• _Short problem_: Write out the material exactly, leaving every picture behind.

## BEGIN Data shown

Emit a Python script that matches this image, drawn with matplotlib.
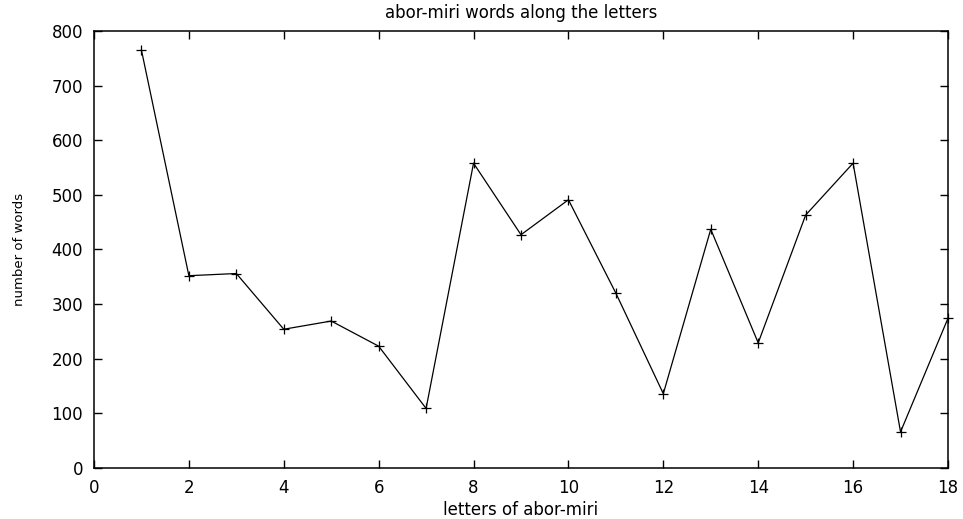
import matplotlib.pyplot as plt

plt.rcParams['font.family'] = ['DejaVu Sans']

# words counted per letter of abor-miri
letters = list(range(1, 19))
words = [765, 352, 356, 254, 269, 223, 109, 558, 427, 491,
         320, 136, 437, 229, 463, 558, 66, 274]

fig = plt.figure(figsize=(9.63, 5.19), dpi=100)
ax = fig.add_axes([0.0976, 0.0983, 0.8868, 0.842])

ax.plot(letters, words, color='black', linewidth=0.9,
        marker='+', markersize=6.5, markeredgewidth=0.9, clip_on=False)

ax.set_xlim(0, 18)
ax.set_ylim(0, 800)
ax.set_xticks(range(0, 19, 2))
ax.set_yticks(range(0, 801, 100))
ax.tick_params(direction='in', top=True, right=True, length=5.5, width=1,
               labelsize=12, pad=8)
for s in ax.spines.values():
    s.set_linewidth(1.1)

ax.set_title('abor-miri words along the letters', fontsize=12, pad=9)
ax.set_xlabel('letters of abor-miri', fontsize=12, labelpad=3)
ax.set_ylabel('number of words', fontsize=9.5, labelpad=18)

fig.savefig('out.png', dpi=100)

## END Data shown

• _Answer to the problem_:
Emit a Python script that matches this image, drawn with matplotlib.
import matplotlib.pyplot as plt

plt.rcParams['font.family'] = ['DejaVu Sans']

# words counted per letter of abor-miri
letters = list(range(1, 19))
words = [765, 352, 356, 254, 269, 223, 109, 558, 427, 491,
         320, 136, 437, 229, 463, 558, 66, 274]

fig = plt.figure(figsize=(9.63, 5.19), dpi=100)
ax = fig.add_axes([0.0976, 0.0983, 0.8868, 0.842])

ax.plot(letters, words, color='black', linewidth=0.9,
        marker='+', markersize=6.5, markeredgewidth=0.9, clip_on=False)

ax.set_xlim(0, 18)
ax.set_ylim(0, 800)
ax.set_xticks(range(0, 19, 2))
ax.set_yticks(range(0, 801, 100))
ax.tick_params(direction='in', top=True, right=True, length=5.5, width=1,
               labelsize=12, pad=8)
for s in ax.spines.values():
    s.set_linewidth(1.1)

ax.set_title('abor-miri words along the letters', fontsize=12, pad=9)
ax.set_xlabel('letters of abor-miri', fontsize=12, labelpad=3)
ax.set_ylabel('number of words', fontsize=9.5, labelpad=18)

fig.savefig('out.png', dpi=100)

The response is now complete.